Yes agree with Ade it doesn't really knock my socks off.


----------



## LewisJS (Jan 15, 2014)

Still a nice looking car, but as with the mk2 It's just too "normal" looking for me.


----------



## fishchicken (Aug 18, 2013)

The air con vents are just odd


----------



## wja96 (Mar 4, 2010)

It's subtle on the outside, but the inside is a technological tour de force.

It really moves on the way you interact with your car.

At this rate I might have to get a TTS!


----------



## spike (Dec 26, 2013)

I see the engine cover is one like mine, hoe it comes off easier lol


----------



## Steve CFC (Aug 11, 2013)

think my TTS looks better than mk3 ..


----------



## Callum-TT (Jun 3, 2013)

Not sold really.

I just hope the roadster looks better.


----------



## wja96 (Mar 4, 2010)

I can completely understand people who weren't that turned on by the Mk IÍ not being bowled over by the Mk III, ruling it out until you've seen it in the metal, overtaking you preferably, seems daft though.

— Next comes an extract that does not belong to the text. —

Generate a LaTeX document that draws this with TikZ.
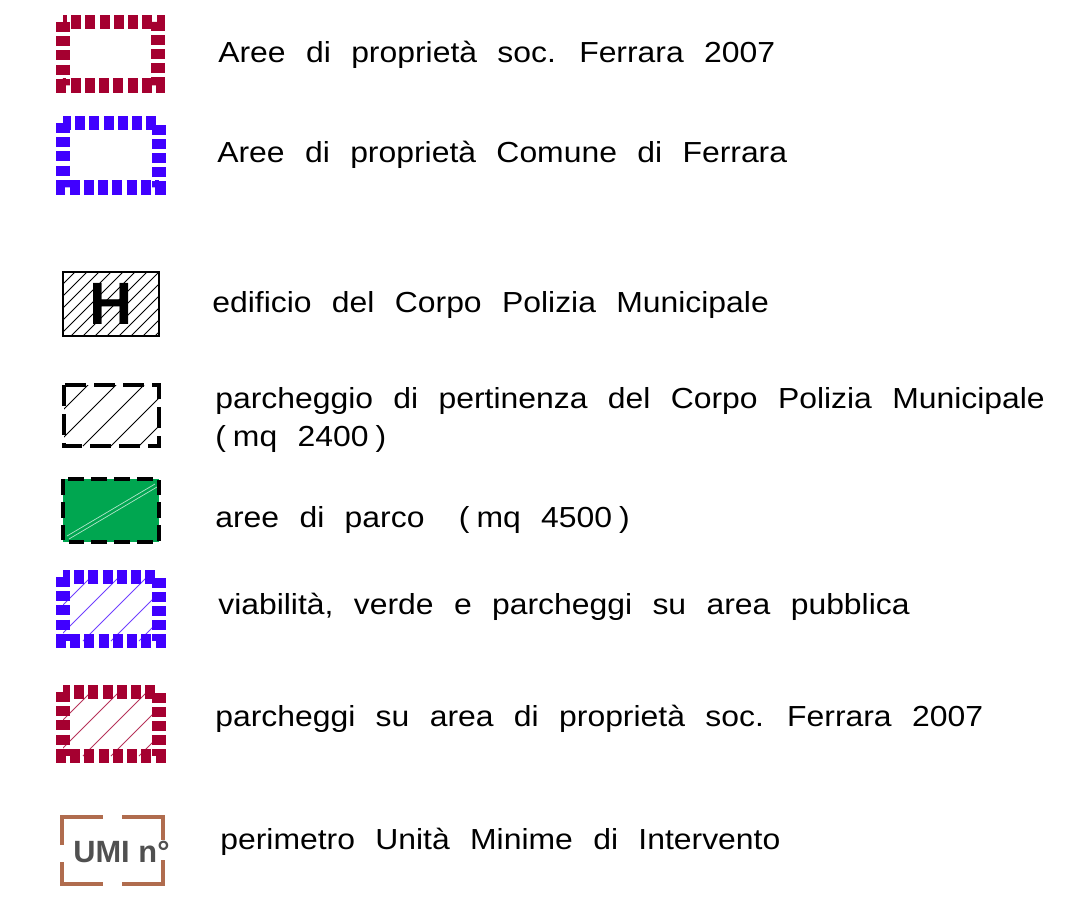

And you can bet they'll have a much harder looking body kit for the RS muscle model.

It seems churlish to slag off the diesel but I'm in a Mercedes that TWO YEARS AGO had a 30bhp (that's as much as the TDi makes with a remap) advantage and they've given away the quattro USP in favour of the eco 'ultra' tag. Great for company car sales though with the 110g/100km CO2 figure.

I'm going to wait until I've seen it in the metal, and right now I'm thinking heretically and I'm thinking of a TTS in Summer 2015.


----------



## TT-REX (Jun 3, 2011)

cant wait for mk4 2020


----------



## spaceplace (Mar 10, 2013)

I don't really like it, you tube mk3 Tt and it looks like the mk2 with a crap grill and back looks like something that belongs on a ford mondeo, I think the interior is awesome though. No doubt the rs will look better

Sent from my LT26i using Tapatalk


----------



## Patrizio72 (Mar 22, 2011)

TT-REX said:


> cant wait for mk4 2020


Lmao


----------



## ZephyR2 (Feb 20, 2013)

Patrizio72 said:


> TT-REX said:
> 
> 
> > cant wait for mk4 2020
> ...


What - not thinking about the facelift in 2017 which will iron out all the criticisms :lol:


----------